Quelques secondes plus tard, un homme vient la rejoindre et nous entamons
la conversation. Très sympas, arrivés récemment de métropole, leur volonté
de nous aider est manifeste.
- Il y a un carbet -lieu où on peut attacher son hamac-, pas loin de chez
nous. Si vous voulez, on vous y amène. A pied, il y a presque 10 kms...
Quelques minutes
plus tard, après des courses rapides, nous montons dans leur voiture, direction
l'Espérance, un village amérindien de 3OO habitants. Coupé
de Saint Laurent, ce village vit presque replié sur lui-même. A sa tête, le
capitaine ou chef coutumier est l'homme sans qui rien ne peut se faire. Education,
emploi, aménagement, culture, police etc... tout passe par lui. Homme respecté
et craint, il est l'âme du village. Comme il ne peut en être autrement, nous
le rencontrons donc pour négocier le prix de la nuit. Le carbet est certes
tout neuf et le bloc sanitaire avec douches vient d'être posé mais un problème
de taille mérite à nos yeux un rabais sur le prix mettant en avant le confort
exceptionnel. L'eau courante n'a pas été branchée, ce qui nous condamne au
puits de la communauté!..
Après quelques discussions, les 50 frs demandés se transforment en 30 frs
/ personne...
Samedi 17 Mars
Nous quittons ce
village amérindien vers 10h30 et regagnons en stop Saint Laurent distant de 10
kms et où se tient le grand marché hebdomadaire.
Coloré et débordant de fruits, légumes et poissons en tout genre, il s'étend
sur plusieurs centaines de mètres.
Nous
le traversons assez rapidement et rejoignons un pittoresque café qui fait
face à l'église.
Monsieur Jean, le patron, est un métro sans âge, planté ici depuis on ne sait
trop quand. Son 'café' est un spectacle vivant, un petit rade assez miteux
aux murs couverts de souvenirs marquant le passage des ans. Parmi ceux-ci,
des photos vieillies de la passion de Monsieur Jean, celle-là même pour laquelle
nous débarquons chez lui aujourd'hui: le rugby.

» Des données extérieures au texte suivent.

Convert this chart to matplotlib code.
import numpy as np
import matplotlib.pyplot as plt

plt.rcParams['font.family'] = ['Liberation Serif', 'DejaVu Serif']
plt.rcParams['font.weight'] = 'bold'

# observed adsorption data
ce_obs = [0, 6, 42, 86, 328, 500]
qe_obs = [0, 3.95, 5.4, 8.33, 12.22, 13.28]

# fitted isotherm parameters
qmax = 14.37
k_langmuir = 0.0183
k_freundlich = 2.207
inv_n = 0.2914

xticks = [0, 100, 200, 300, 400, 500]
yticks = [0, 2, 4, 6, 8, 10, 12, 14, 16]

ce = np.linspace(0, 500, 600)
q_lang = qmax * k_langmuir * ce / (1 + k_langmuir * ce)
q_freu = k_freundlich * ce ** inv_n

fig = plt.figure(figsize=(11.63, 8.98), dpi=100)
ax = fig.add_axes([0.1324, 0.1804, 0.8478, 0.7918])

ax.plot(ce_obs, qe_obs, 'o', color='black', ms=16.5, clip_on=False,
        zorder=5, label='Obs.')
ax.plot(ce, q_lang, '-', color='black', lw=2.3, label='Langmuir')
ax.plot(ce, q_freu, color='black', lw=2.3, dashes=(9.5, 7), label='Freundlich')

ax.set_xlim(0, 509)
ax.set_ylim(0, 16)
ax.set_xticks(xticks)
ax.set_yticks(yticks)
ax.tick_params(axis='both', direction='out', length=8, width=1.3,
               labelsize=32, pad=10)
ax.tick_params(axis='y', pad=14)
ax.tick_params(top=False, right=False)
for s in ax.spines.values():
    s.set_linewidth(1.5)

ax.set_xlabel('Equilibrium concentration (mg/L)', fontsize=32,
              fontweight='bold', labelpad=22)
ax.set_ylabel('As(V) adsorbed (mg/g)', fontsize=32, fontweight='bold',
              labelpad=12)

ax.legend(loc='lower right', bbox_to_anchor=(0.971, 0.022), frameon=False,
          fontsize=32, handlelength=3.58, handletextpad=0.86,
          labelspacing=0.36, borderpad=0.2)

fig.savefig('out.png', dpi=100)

Aujourd'hui, en effet, dans le cadre du Tournoi des Six Nations, la France
joue contre le Pays de Galles. Une bonne trentaine de métros a, comme nous,
fait le déplacement, encourageant les Bleus de verres de rhum à 5 frs et de
bières à 10 frs... Si le spectacle sur la pelouse n'est pas des meilleurs
(la France perdra 43-35), celui de ce petit troquet vaut le détour... C'est
là que nous retrouvons Stéphane, celui-là même qui nous a conduit au village
amérindien hier soir...
- Salut! Il faut que je vous parle, entame-t-il. Avec Evelyne, on a réagi
trop tard hier, mais vous auriez pu venir à la maison. Si ça vous dit et que
vous n'avez rien de prévu aujourd'hui, je vous y emmène! On va casser une
petite croûte, poursuit-il.
Enchantés et toujours à l'affût de rencontres sympas, nous acceptons son offre
avec entrain.
- Juste un truc: il faut que je récupère Thomas, notre fils, à l'école. Après
on y va si vous voulez!
- OK, ça marche!
En arrivant dans leur maison de location, Evelyne, sa femme, nous accueille.

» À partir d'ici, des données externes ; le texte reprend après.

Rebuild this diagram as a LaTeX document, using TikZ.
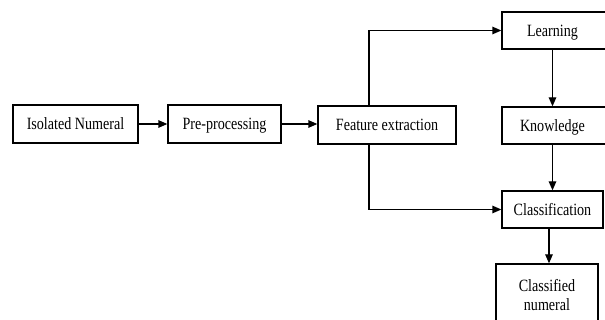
\documentclass[tikz,border=0pt]{standalone}
\usepackage{fontspec}
\setmainfont{Liberation Serif}
\usepackage{graphicx}
\usetikzlibrary{arrows.meta}
% slightly tall lettering
\newcommand{\tall}[1]{\scalebox{1}[1.22]{#1}}
\begin{document}
\begin{tikzpicture}[x=1pt,y=-1pt,
  box/.style={draw, line width=1.3pt, inner sep=0pt, anchor=center,
    font=\fontsize{14.1}{19}\selectfont, align=center},
  one/.style={box, text height=15pt, text depth=3.6pt},
  arr/.style={line width=1.3pt, -{Triangle[length=9pt,width=7.5pt]}}]
  \useasboundingbox (0,0) rectangle (605,320);
  \clip (0,0) rectangle (605,320);
  \fill[white] (0,0) rectangle (605,320);

  % processing chain
  \node[one, minimum width=125pt, minimum height=38pt] (iso) at (75.5,124) {\tall{Isolated Numeral}};
  \node[one, minimum width=113pt, minimum height=38pt] (pre) at (224.5,124) {\tall{Pre-processing}};
  \node[one, minimum width=138pt, minimum height=38pt] (feat) at (387,125) {\tall{Feature extraction}};

  % right column
  \node[one, minimum width=114pt, minimum height=37pt] (learn) at (559,30.5) {\tall{Learning}\hspace{13pt}};
  \node[one, minimum width=114pt, minimum height=37pt] (know) at (559,125.5) {\tall{Knowledge}\hspace{13pt}};
  \node[one, minimum width=101pt, minimum height=37pt] (class) at (552.5,209.5) {\tall{Classification}};
  \node[box, minimum width=102pt, minimum height=62pt] (cnum) at (547,295) {\tall{Classified}\\\tall{numeral}};

  % connectors
  \draw[arr] (iso.east) -- (pre.west |- iso.east);
  \draw[arr] (pre.east) -- (feat.west |- pre.east);
  \draw[arr] ([xshift=-18pt]feat.north) |- (learn.west);
  \draw[arr] ([xshift=-18pt]feat.south) |- (class.west);
  \draw[arr] (learn.south -| class.north) -- (know.north -| class.north);
  \draw[arr] (know.south -| class.north) -- (class.north);
  \draw[arr] ([xshift=-3.5pt]class.south) -- ([xshift=-3.5pt]class.south |- cnum.north);
\end{tikzpicture}
\end{document}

- Excusez-moi, j'suis un peu dans le pâté... Je n'ai dormi que 3 heures, c'est
un peu dur ce matin.
Infirmière à l'hôpital de Saint Laurent où elle fait les nuits, elle travaille
ici depuis 3 mois. Stéphane, lui, est maître-artisan et recherche un moyen
pour monter son business.
- Ici, rien n'est facile et tellement différent de la métropole, nous explique-t-il.

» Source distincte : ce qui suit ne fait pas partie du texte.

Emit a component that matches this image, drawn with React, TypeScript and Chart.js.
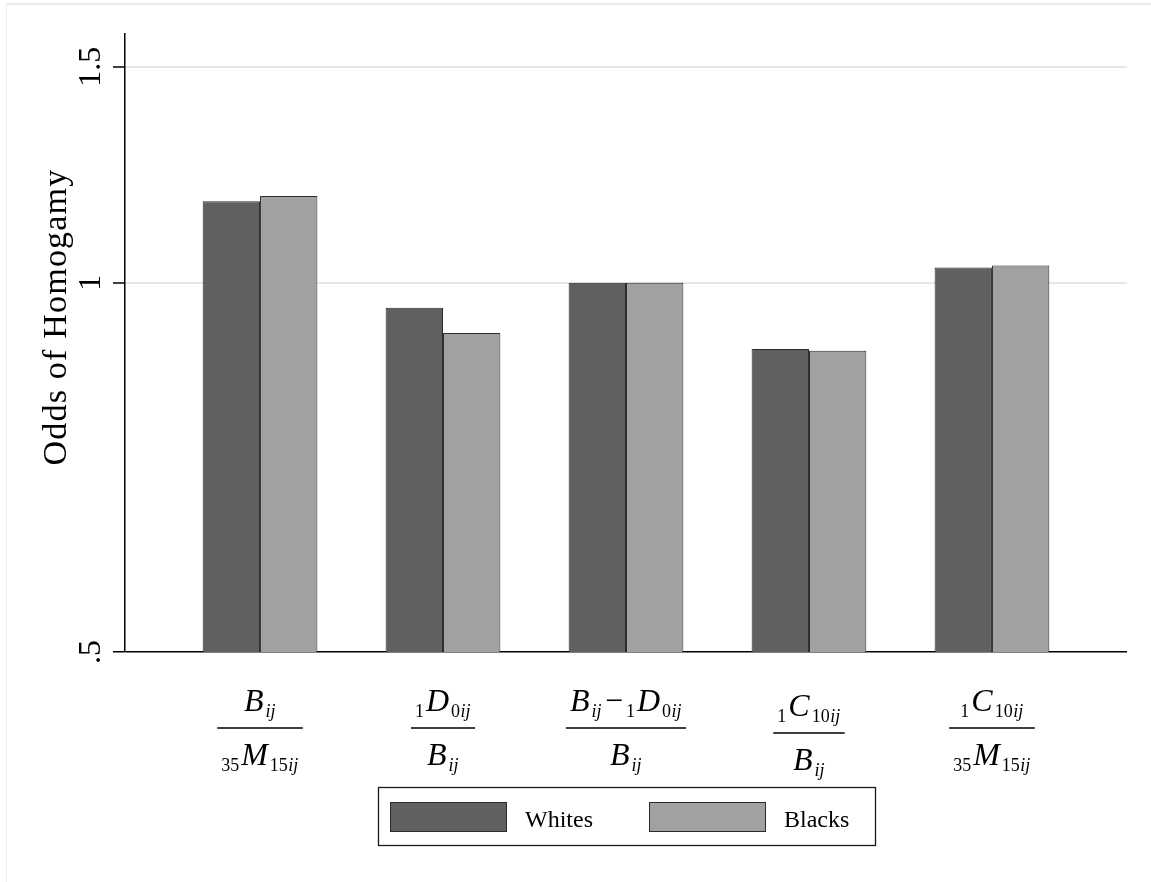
import React, { useEffect, useRef } from 'react';
import { Chart, registerables } from 'chart.js';

Chart.register(...registerables);

// ---------------- data ----------------
type Tok = [string, string]; // [kind, text]  V: italic variable, o: operator, d: upright sub, v: italic sub
const CATEGORY_NAMES = [
  'B_ij / 35M15_ij',
  '1D0_ij / B_ij',
  '(B_ij − 1D0_ij) / B_ij',
  '1C10_ij / B_ij',
  '1C10_ij / 35M15_ij',
];
const CATEGORY_LABELS: { num: Tok[]; den: Tok[] }[] = [
  { num: [['V', 'B'], ['v', 'ij']], den: [['d', '35'], ['V', 'M'], ['d', '15'], ['v', 'ij']] },
  { num: [['d', '1'], ['V', 'D'], ['d', '0'], ['v', 'ij']], den: [['V', 'B'], ['v', 'ij']] },
  {
    num: [['V', 'B'], ['v', 'ij'], ['o', '\u2212'], ['d', '1'], ['V', 'D'], ['d', '0'], ['v', 'ij']],
    den: [['V', 'B'], ['v', 'ij']],
  },
  { num: [['d', '1'], ['V', 'C'], ['d', '10'], ['v', 'ij']], den: [['V', 'B'], ['v', 'ij']] },
  { num: [['d', '1'], ['V', 'C'], ['d', '10'], ['v', 'ij']], den: [['d', '35'], ['V', 'M'], ['d', '15'], ['v', 'ij']] },
];
const SERIES_LABELS = ['Whites', 'Blacks'];
const WHITES = [1.165, 0.954, 1.0, 0.883, 1.029];
const BLACKS = [1.177, 0.91, 1.0, 0.88, 1.033];
const Y_TICKS = [0.5, 1, 1.5];
const Y_TICK_LABELS = ['.5', '1', '1.5'];
const Y_TITLE = 'Odds of Homogamy';

// ---------------- style ----------------
const FONT = '"Liberation Serif", "Times New Roman", serif';
const COLORS = ['#606060', '#a1a1a1'];
const LABEL_SHIFT = [0, 0, 0, 5, 0];

function tokFont(kind: string) {
  switch (kind) {
    case 'V':
      return `italic 32px ${FONT}`;
    case 'o':
      return `32px ${FONT}`;
    case 'v':
      return `italic 18px ${FONT}`;
    default:
      return `18px ${FONT}`;
  }
}
function tokPad(kind: string, next?: string) {
  if (kind === 'V') return 2;
  if (kind === 'o') return 3;
  if (kind === 'd' && next === 'V') return 2;
  return 0.5;
}
function rowWidth(ctx: CanvasRenderingContext2D, toks: Tok[]) {
  let w = 0;
  toks.forEach(([k, t], i) => {
    if (k === 'o') w += 3;
    ctx.font = tokFont(k);
    w += ctx.measureText(t).width + tokPad(k, toks[i + 1] ? toks[i + 1][0] : undefined);
  });
  return w;
}
function drawRow(ctx: CanvasRenderingContext2D, toks: Tok[], cx: number, base: number) {
  let x = cx - rowWidth(ctx, toks) / 2;
  toks.forEach(([k, t], i) => {
    if (k === 'o') x += 3;
    ctx.font = tokFont(k);
    const small = k === 'd' || k === 'v';
    ctx.fillText(t, x, small ? base + 6 : base);
    x += ctx.measureText(t).width + tokPad(k, toks[i + 1] ? toks[i + 1][0] : undefined);
  });
}
function drawFraction(ctx: CanvasRenderingContext2D, lab: { num: Tok[]; den: Tok[] }, cx: number, ly: number) {
  const w = Math.max(rowWidth(ctx, lab.num), rowWidth(ctx, lab.den)) + 8;
  ctx.fillRect(cx - w / 2, ly - 0.75, w, 1.5);
  ctx.textAlign = 'left';
  ctx.textBaseline = 'alphabetic';
  drawRow(ctx, lab.num, cx, ly - 17);
  drawRow(ctx, lab.den, cx, ly + 37);
}

const drawPlugin = {
  id: 'customDraw',
  afterDraw(chart: any) {
    const ctx: CanvasRenderingContext2D = chart.ctx;
    const area = chart.chartArea;
    const xs = chart.scales.x;
    const ys = chart.scales.y;
    ctx.save();
    ctx.fillStyle = '#000';
    ctx.textBaseline = 'alphabetic';
    ctx.textAlign = 'center';

    // y tick labels (rotated)
    ctx.font = `32px ${FONT}`;
    Y_TICKS.forEach((v, i) => {
      const y = ys.getPixelForValue(v);
      ctx.save();
      ctx.translate(area.left - 25, y);
      ctx.rotate(-Math.PI / 2);
      ctx.fillText(Y_TICK_LABELS[i], 0, 0);
      ctx.restore();
    });

    // y title
    ctx.save();
    ctx.font = `34px ${FONT}`;
    (ctx as any).letterSpacing = '1.2px';
    ctx.translate(66, 317);
    ctx.rotate(-Math.PI / 2);
    ctx.fillText(Y_TITLE, 0, 0);
    ctx.restore();

    // category labels (fractions)
    CATEGORY_LABELS.forEach((lab, i) => {
      const cx = xs.getPixelForValue(i);
      drawFraction(ctx, lab, cx, area.bottom + 76 + LABEL_SHIFT[i]);
    });

    // legend
    const lw = 497;
    const lh = 58;
    const lx = Math.round((area.left + area.right) / 2 - lw / 2);
    const lt = area.bottom + 135;
    ctx.strokeStyle = '#1a1a1a';
    ctx.lineWidth = 1.3;
    ctx.strokeRect(lx + 0.5, lt + 0.5, lw, lh);
    ctx.font = `24px ${FONT}`;
    ctx.textAlign = 'left';
    chart.data.datasets.forEach((ds: any, i: number) => {
      const sx = lx + 12 + i * 259;
      const sy = lt + 15;
      ctx.fillStyle = ds.backgroundColor;
      ctx.fillRect(sx, sy, 117, 30);
      ctx.strokeStyle = '#2b2b2b';
      ctx.lineWidth = 1;
      ctx.strokeRect(sx + 0.5, sy + 0.5, 116, 29);
      ctx.fillStyle = '#000';
      ctx.fillText(ds.label, sx + 117 + 18, lt + 40);
    });
    ctx.restore();
  },
};

export default function App() {
  const ref = useRef<HTMLCanvasElement>(null);
  useEffect(() => {
    const chart = new Chart(ref.current as HTMLCanvasElement, {
      type: 'bar',
      data: {
        datasets: [WHITES, BLACKS].map((vals, s) => ({
          label: SERIES_LABELS[s],
          data: vals.map((v, i) => ({ x: i, y: v })),
          backgroundColor: COLORS[s],
          borderColor: '#2b2b2b',
          borderWidth: 1,
          categoryPercentage: 0.627,
          barPercentage: 1,
        })),
      },
      options: {
        animation: false,
        responsive: false,
        devicePixelRatio: 1,
        layout: { padding: { left: 0, top: 34, right: 24, bottom: 230 } },
        plugins: { legend: { display: false }, tooltip: { enabled: false }, title: { display: false } },
        scales: {
          x: {
            type: 'linear',
            display: false,
            offset: false,
            min: -0.738,
            max: CATEGORY_NAMES.length - 1 + 0.738,
            afterBuildTicks: (s: any) => {
              s.ticks = CATEGORY_NAMES.map((_, i) => ({ value: i }));
            },
          },
          y: {
            type: 'logarithmic',
            position: 'left',
            min: 0.5,
            max: 1.595,
            afterBuildTicks: (s: any) => {
              s.ticks = Y_TICKS.map((v) => ({ value: v }));
            },
            afterFit: (s: any) => {
              s.width = 125;
            },
            ticks: { display: false },
            grid: {
              color: (c: any) => (c.tick && c.tick.value === Y_TICKS[0] ? '#000' : '#e6e6e6'),
              lineWidth: (c: any) => (c.tick && c.tick.value === Y_TICKS[0] ? 1.5 : 2),
              tickColor: '#000',
              tickLength: 12,
              tickWidth: 1.5,
              drawTicks: true,
            },
            border: { display: true, color: '#000', width: 1.5 },
          },
        },
      } as any,
      plugins: [drawPlugin],
    });
    return () => chart.destroy();
  }, []);

  return (
    <div style={{ position: 'absolute', left: 0, top: 0, width: 1151, height: 882, background: '#fff', overflow: 'hidden' }}>
      <div
        style={{
          position: 'absolute',
          left: 6,
          top: 3,
          right: -10,
          bottom: -10,
          borderTop: '2px solid #ebebeb',
          borderLeft: '1px solid #efefef',
        }}
      />
      <canvas ref={ref} width={1151} height={882} style={{ position: 'absolute', left: 0, top: 0 }} />
    </div>
  );
}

Avant de se lancer, il faut savoir où on met les pieds... J'apprends à connaître
en ce moment...
Très sympas,
Evelyne et Stéphane aiment la route et ont déjà pas mal baroudé. Les trois
dernières années, ils ont voyagé en Afrique du Nord dans un camion-maison
en bois entièrement fait de leurs mains. Des anecdotes, des histoires et des
rencontres, ils en ont des dizaines et nous ne nous ennuyons pas en leur compagnie.
Tendant notre hamac dans ce qui fait office de pièce commune, leur maison
devient notre campement pendant 2 jours.
Vers 8h30, le lundi 19 mars, Stéphane nous conduit jusqu'à Saint Laurent où
il nous laisse sur les bords du Maroni que nous voulons remonter en pirogue.
- Su vous revenez par Saint Laurent, revenez nous raconter tout ça, conlut
Stéphane, en guise d'adieu.
- OK, pas de problème! Et encore merci pour tout!